Under House Bill 2012, the state will be allowed to approve 10 new charter schools every three years, which more than triples the previous allowance of three new schools per three years. The bill also expands the program by allowing the state to approve virtual charter schools at the county level.
The new law still limits the impact charter schools can have in the state: only 10% of students statewide can be enrolled in any charter school and only 5% of students statewide can be enrolled in a virtual charter school.
“We’re a diverse state,” bill sponsor and House education chair Joe Ellington, R-Mercer, said in a statement when the legislation passed. “We have different geographic regions that have different needs. This just gives opportunity. If people don’t want to take advantage of that opportunity, they don’t have to. It’s strictly voluntary.”

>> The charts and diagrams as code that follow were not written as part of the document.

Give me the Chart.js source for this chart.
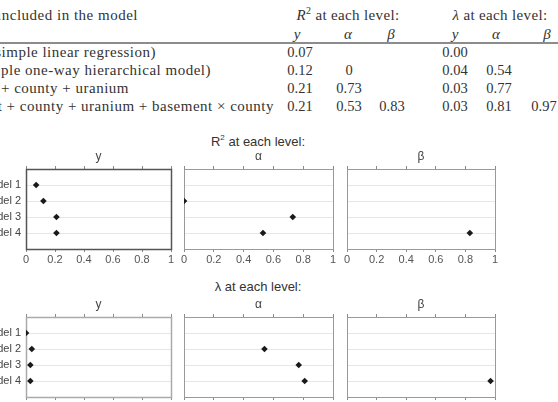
<!DOCTYPE html>
<html>
<head>
<meta charset="utf-8">
<script src="https://cdn.jsdelivr.net/npm/chart.js@4"></script>
<style>
  html, body { margin: 0; padding: 0; background: #fff; }
  body { width: 558px; height: 402px; overflow: hidden; position: relative; }
  .tx { position: absolute; white-space: nowrap; font-family: "Liberation Serif", serif; font-size: 15px; color: #333; height: 20px; line-height: 20px; }
  .desc { letter-spacing: 0.5px; }
  .num { font-size: 14.5px; }
  .hd { letter-spacing: 0.35px; }
  .c { transform: translateX(-50%); }
  .r { text-align: right; }
  .m { font-style: italic; }
  .rule { position: absolute; left: 0; width: 558px; top: 42px; height: 2px; background: #8c8c8c; }
  .ttl { position: absolute; white-space: nowrap; font-family: "Liberation Sans", Arial, sans-serif; font-size: 13px; color: #333; transform: translateX(-50%); height: 16px; line-height: 16px; }
  .ttl sup { font-size: 8px; line-height: 0; vertical-align: 6px; }
  .panel { position: absolute; }
</style>
</head>
<body>

<!-- table above the charts -->
<div class="tx r desc" style="right:420px;top:5px">Predictors included in the model</div>
<div class="tx c hd" style="left:348px;top:5px"><span class="m">R</span><sup style="font-size:10px;line-height:0">2</sup> at each level:</div>
<div class="tx c hd" style="left:500px;top:5px"><span class="m">λ</span> at each level:</div>
<div class="tx c m" style="left:297px;top:24px">y</div>
<div class="tx c m" style="left:348px;top:24px">α</div>
<div class="tx c m" style="left:391px;top:24px">β</div>
<div class="tx c m" style="left:455px;top:24px">y</div>
<div class="tx c m" style="left:496px;top:24px">α</div>
<div class="tx c m" style="left:547px;top:24px">β</div>
<div class="rule"></div>
<div id="tableRows"></div>

<div class="ttl" style="left:258px;top:134px">R<sup>2</sup> at each level:</div>
<div class="ttl" style="left:258px;top:279px">λ at each level:</div>

<div class="panel" style="left:-20px;top:149px;width:197px;height:118px"><canvas id="r2y"></canvas></div>
<div class="panel" style="left:178px;top:149px;width:161px;height:118px"><canvas id="r2a"></canvas></div>
<div class="panel" style="left:341px;top:149px;width:160px;height:118px"><canvas id="r2b"></canvas></div>
<div class="panel" style="left:-20px;top:297px;width:197px;height:118px"><canvas id="lamy"></canvas></div>
<div class="panel" style="left:178px;top:297px;width:161px;height:118px"><canvas id="lama"></canvas></div>
<div class="panel" style="left:341px;top:297px;width:160px;height:118px"><canvas id="lamb"></canvas></div>

<script>
const models = ["Model 1", "Model 2", "Model 3", "Model 4"];
const modelDesc = [
  "basement (simple linear regression)",
  "county (simple one-way hierarchical model)",
  "basement + county + uranium",
  "basement + county + uranium + basement × county"
];
const r2Y = [0.07, 0.12, 0.21, 0.21];
const r2Alpha = [null, 0, 0.73, 0.53];
const r2Beta = [null, null, null, 0.83];
const lamY = [0.00, 0.04, 0.03, 0.03];
const lamAlpha = [null, 0.54, 0.77, 0.81];
const lamBeta = [null, null, null, 0.97];
const xTicks = [0, 0.2, 0.4, 0.6, 0.8, 1];
const xTickLabels = ["0", "0.2", "0.4", "0.6", "0.8", "1"];

// table rows (text right edges / row centres)
const rowRight = [156, 211, 129, 274];
const rowMid = [53, 71, 88.5, 106.5];
const colMid = [300, 349, 392, 455, 499, 544];

const rowsEl = document.getElementById("tableRows");
models.forEach((m, i) => {
  const top = rowMid[i] - 11;
  let html = `<div class="tx r desc" style="right:${558 - rowRight[i]}px;top:${top}px">${modelDesc[i]}</div>`;
  [r2Y, r2Alpha, r2Beta, lamY, lamAlpha, lamBeta].forEach((arr, j) => {
    if (arr[i] === null) return;
    const txt = (arr === r2Alpha && arr[i] === 0) ? "0" : arr[i].toFixed(2);
    html += `<div class="tx c num" style="left:${colMid[j]}px;top:${top}px">${txt}</div>`;
  });
  rowsEl.insertAdjacentHTML("beforeend", html);
});

const framePlugin = {
  id: "frame",
  beforeDatasetsDraw(chart, args, opts) {
    const { ctx, chartArea: a } = chart;
    ctx.save();
    ctx.strokeStyle = opts.color;
    ctx.lineWidth = opts.width;
    ctx.strokeRect(Math.round(a.left) + 0.5, Math.round(a.top) + 0.5, Math.round(a.right - a.left), Math.round(a.bottom - a.top));
    ctx.restore();
  }
};

function noPad(s) {
  s.paddingLeft = 0; s.paddingRight = 0; s.paddingTop = 0; s.paddingBottom = 0;
}

function panel(id, title, values, cfg) {
  const points = [];
  values.forEach((v, i) => { if (v !== null) points.push({ x: v, y: i + 1 }); });
  new Chart(document.getElementById(id), {
    type: "scatter",
    data: {
      datasets: [{
        data: points,
        pointStyle: "rectRot",
        pointRadius: 3.3,
        pointBackgroundColor: "#1a1a1a",
        pointBorderColor: "#1a1a1a",
        pointBorderWidth: 0,
        clip: 0
      }]
    },
    options: {
      responsive: true,
      maintainAspectRatio: false,
      animation: false,
      layout: { padding: { left: cfg.padLeft, right: 6, top: 0, bottom: 0 } },
      scales: {
        x: {
          type: "linear", position: "bottom", min: 0, max: 1,
          afterBuildTicks: (s) => { s.ticks = xTicks.map((v) => ({ value: v })); },
          ticks: {
            color: "#555", padding: 1, maxRotation: 0,
            font: { family: "Liberation Sans", size: 11 },
            callback: (v, i) => xTickLabels[i]
          },
          grid: { drawOnChartArea: false, tickLength: 3, color: "#8a8a8a" },
          border: { display: false },
          afterFit: (s) => { s.height = 18; noPad(s); }
        },
        xTop: {
          type: "linear", position: "top", min: 0, max: 1,
          afterBuildTicks: (s) => { s.ticks = xTicks.map((v) => ({ value: v })); },
          ticks: { display: false },
          grid: { drawOnChartArea: false, tickLength: 3, color: "#8a8a8a" },
          border: { display: false },
          afterFit: (s) => { s.height = 3; noPad(s); }
        },
        y: {
          type: "linear", min: 0, max: 5, reverse: true,
          afterBuildTicks: (s) => { s.ticks = models.map((m, i) => ({ value: i + 1 })); },
          ticks: {
            display: cfg.labels,
            padding: 5,
            color: "#444",
            font: { family: "Liberation Sans", size: 11 },
            callback: (v) => models[v - 1]
          },
          grid: { drawTicks: false, color: "#e6e6e6" },
          border: { display: false },
          afterFit: (s) => { s.width = cfg.labels ? 46 : 0; noPad(s); }
        }
      },
      plugins: {
        legend: { display: false },
        tooltip: { enabled: false },
        title: {
          display: true, text: title, fullSize: false,
          color: "#444", font: { family: "Liberation Sans", size: 12, weight: "normal" },
          padding: { top: 0, bottom: 2.6 }
        },
        frame: { color: cfg.frame, width: cfg.frameWidth }
      }
    },
    plugins: [framePlugin]
  });
}

panel("r2y", "y", r2Y, { labels: true, padLeft: 0, frame: "#555", frameWidth: 1.5 });
panel("r2a", "α", r2Alpha, { labels: false, padLeft: 6, frame: "#999", frameWidth: 1 });
panel("r2b", "β", r2Beta, { labels: false, padLeft: 6, frame: "#999", frameWidth: 1 });
panel("lamy", "y", lamY, { labels: true, padLeft: 0, frame: "#aaa", frameWidth: 1.5 });
panel("lama", "α", lamAlpha, { labels: false, padLeft: 6, frame: "#999", frameWidth: 1 });
panel("lamb", "β", lamBeta, { labels: false, padLeft: 6, frame: "#999", frameWidth: 1 });
</script>
</body>
</html>
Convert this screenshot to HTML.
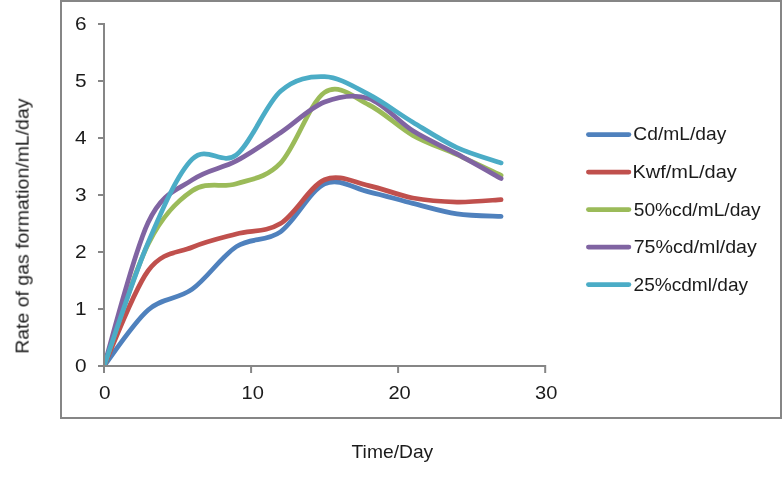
<!DOCTYPE html>
<html><head><meta charset="utf-8"><style>
html,body{margin:0;padding:0;background:#fff;}
body{width:783px;height:477px;overflow:hidden;position:relative;}
svg{position:absolute;left:0;top:0;}
text{font-family:"Liberation Sans",sans-serif;fill:#1a1a1a;}
</style></head><body>
<svg width="783" height="477" viewBox="0 0 783 477">
<rect x="61" y="1" width="720" height="417" fill="#fff" stroke="#868686" stroke-width="2"/>
<defs><clipPath id="pa"><rect x="104" y="0" width="679" height="366"/></clipPath></defs>
<g fill="none" stroke-width="4.75" stroke-linecap="round" stroke-linejoin="round">
<g clip-path="url(#pa)">
<path d="M104.00,366.00 C111.35,356.66 133.41,322.74 148.12,309.93 C162.83,297.13 177.53,299.71 192.24,289.15 C206.95,278.60 221.65,256.18 236.36,246.63 C251.07,237.07 265.77,242.28 280.48,231.81 C295.19,221.35 309.89,190.49 324.60,183.83 C339.31,177.18 354.01,188.60 368.72,191.86 C383.43,195.12 398.13,199.74 412.84,203.41 C427.55,207.09 442.25,211.72 456.96,213.90 C471.67,216.07 493.73,216.04 501.08,216.46" stroke="#4F81BD"/>
<path d="M104.00,366.00 C111.35,350.12 133.41,290.54 148.12,270.74 C162.83,250.93 177.53,253.32 192.24,247.19 C206.95,241.05 221.65,237.86 236.36,233.92 C251.07,229.98 265.77,232.57 280.48,223.55 C295.19,214.53 309.89,186.12 324.60,179.79 C339.31,173.46 354.01,182.55 368.72,185.59 C383.43,188.63 398.13,195.28 412.84,198.02 C427.55,200.76 442.25,201.75 456.96,202.02 C471.67,202.29 493.73,200.02 501.08,199.62" stroke="#C0504D"/>
<path d="M104.00,366.00 C111.35,345.68 133.41,273.27 148.12,244.06 C162.83,214.86 177.53,200.85 192.24,190.79 C206.95,180.72 221.65,188.27 236.36,183.66 C251.07,179.06 265.77,178.37 280.48,163.15 C295.19,147.94 309.89,102.10 324.60,92.37 C339.31,82.63 354.01,97.58 368.72,104.75 C383.43,111.91 398.13,127.03 412.84,135.34 C427.55,143.65 442.25,147.95 456.96,154.62 C471.67,161.30 493.73,171.92 501.08,175.38" stroke="#9BBB59"/>
<path d="M104.00,366.00 C111.35,342.07 133.41,253.43 148.12,222.41 C162.83,191.39 177.53,190.16 192.24,179.90 C206.95,169.65 221.65,168.73 236.36,160.87 C251.07,153.02 265.77,142.58 280.48,132.78 C295.19,122.98 309.89,107.78 324.60,102.07 C339.31,96.36 354.01,93.74 368.72,98.52 C383.43,103.31 398.13,121.55 412.84,130.79 C427.55,140.03 442.25,146.01 456.96,153.96 C471.67,161.92 493.73,174.44 501.08,178.53" stroke="#8064A2"/>
<path d="M104.00,366.00 C111.35,345.44 133.41,277.09 148.12,242.62 C162.83,208.14 177.53,173.79 192.24,159.16 C206.95,144.53 221.65,166.15 236.36,154.85 C251.07,143.54 265.77,104.35 280.48,91.33 C295.19,78.31 309.89,76.22 324.60,76.74 C339.31,77.26 354.01,86.87 368.72,94.45 C383.43,102.04 398.13,113.38 412.84,122.24 C427.55,131.10 442.25,140.82 456.96,147.60 C471.67,154.37 493.73,160.34 501.08,162.89" stroke="#4BACC6"/>
</g>
<line x1="588.4" y1="134.6" x2="628.9" y2="134.6" stroke="#4F81BD"/><line x1="588.4" y1="172.1" x2="628.9" y2="172.1" stroke="#C0504D"/><line x1="588.4" y1="209.6" x2="628.9" y2="209.6" stroke="#9BBB59"/><line x1="588.4" y1="247.1" x2="628.9" y2="247.1" stroke="#8064A2"/><line x1="588.4" y1="284.6" x2="628.9" y2="284.6" stroke="#4BACC6"/>
</g>
<path d="M104,23V373M98,366H546.2M98,366.0H104M98,309.0H104M98,252.0H104M98,195.1H104M98,138.1H104M98,81.1H104M98,24.1H104M104.0,366V373M251.1,366V373M398.1,366V373M545.2,366V373" stroke="#868686" stroke-width="2" fill="none"/>
<g style="opacity:0.995">
<text id="y0" x="80.90" y="372.10" textLength="11.58" lengthAdjust="spacingAndGlyphs" text-anchor="middle" style="font-size:18.6px">0</text>
<text id="y1" x="80.90" y="315.12" textLength="11.58" lengthAdjust="spacingAndGlyphs" text-anchor="middle" style="font-size:18.6px">1</text>
<text id="y2" x="80.90" y="258.14" textLength="11.58" lengthAdjust="spacingAndGlyphs" text-anchor="middle" style="font-size:18.6px">2</text>
<text id="y3" x="80.90" y="201.16" textLength="11.58" lengthAdjust="spacingAndGlyphs" text-anchor="middle" style="font-size:18.6px">3</text>
<text id="y4" x="80.90" y="144.18" textLength="11.58" lengthAdjust="spacingAndGlyphs" text-anchor="middle" style="font-size:18.6px">4</text>
<text id="y5" x="80.90" y="87.20" textLength="11.58" lengthAdjust="spacingAndGlyphs" text-anchor="middle" style="font-size:18.6px">5</text>
<text id="y6" x="80.90" y="30.22" textLength="11.58" lengthAdjust="spacingAndGlyphs" text-anchor="middle" style="font-size:18.6px">6</text>
<text id="x0" x="104.90" y="399.20" textLength="11.58" lengthAdjust="spacingAndGlyphs" text-anchor="middle" style="font-size:18.6px">0</text>
<text id="x10" x="252.70" y="399.20" textLength="22.35" lengthAdjust="spacingAndGlyphs" text-anchor="middle" style="font-size:18.6px">10</text>
<text id="x20" x="399.60" y="399.20" textLength="22.35" lengthAdjust="spacingAndGlyphs" text-anchor="middle" style="font-size:18.6px">20</text>
<text id="x30" x="546.25" y="399.20" textLength="22.35" lengthAdjust="spacingAndGlyphs" text-anchor="middle" style="font-size:18.6px">30</text>
<text id="L0" x="633.32" y="140.00" textLength="93.08" lengthAdjust="spacingAndGlyphs" style="font-size:17.7px">Cd/mL/day</text>
<text id="L1" x="632.46" y="177.75" textLength="104.39" lengthAdjust="spacingAndGlyphs" style="font-size:17.7px">Kwf/mL/day</text>
<text id="L2" x="633.73" y="215.50" textLength="126.89" lengthAdjust="spacingAndGlyphs" style="font-size:17.7px">50%cd/mL/day</text>
<text id="L3" x="633.71" y="253.25" textLength="123.12" lengthAdjust="spacingAndGlyphs" style="font-size:17.7px">75%cd/ml/day</text>
<text id="L4" x="633.55" y="291.00" textLength="114.51" lengthAdjust="spacingAndGlyphs" style="font-size:17.7px">25%cdml/day</text>
<text id="tx" x="351.59" y="457.80" textLength="81.65" lengthAdjust="spacingAndGlyphs" style="font-size:18.2px">Time/Day</text>
<text id="ty" transform="translate(28.60,353.70) rotate(-90)" textLength="255.19" lengthAdjust="spacingAndGlyphs" style="font-size:17.6px">Rate of gas formation/mL/day</text>
</g>
</svg>
</body></html>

Republicans passed the bill after winning supermajorities in both chambers of the state legislature during the 2020 elections. The legislation earned support from school choice groups that argue it will increase competition and provide more options for parents and students. The bill was strongly opposed by teachers unions and Democratic leadership because it would divert some money away from the public school system and toward the charter schools.
Democrats who opposed the bill offered amendments to put harsher caps on the charter schools, but ultimately failed. Sen. Mike Romano, D-Harrison, supported an amendment to put the cap at 1,500.
“This is a great big experiment to which nobody knows what the answers are,” Romano said in a statement upon the bill’s passage. “We’re playing with anywhere from $200 million to $400 million of our tax dollars depending on enrollment in these various charter schools. That’s crazy.”
Another bill that went into effect late last week eased the requirements for teacher certification. Senate Bill 14 will allow people to get a teaching job without a degree in education or a related field. It requires the person to have any bachelor’s degree, pass a background check and either complete a state recognized teacher training course or pass a competency test on the matters about which they will teach.
Legislation that will allow parents to use public money to enroll their children in private schools rather than public schools will go into effect in about two weeks. House Bill 2013 would redirect money that would have otherwise been used to provide the child with a public education.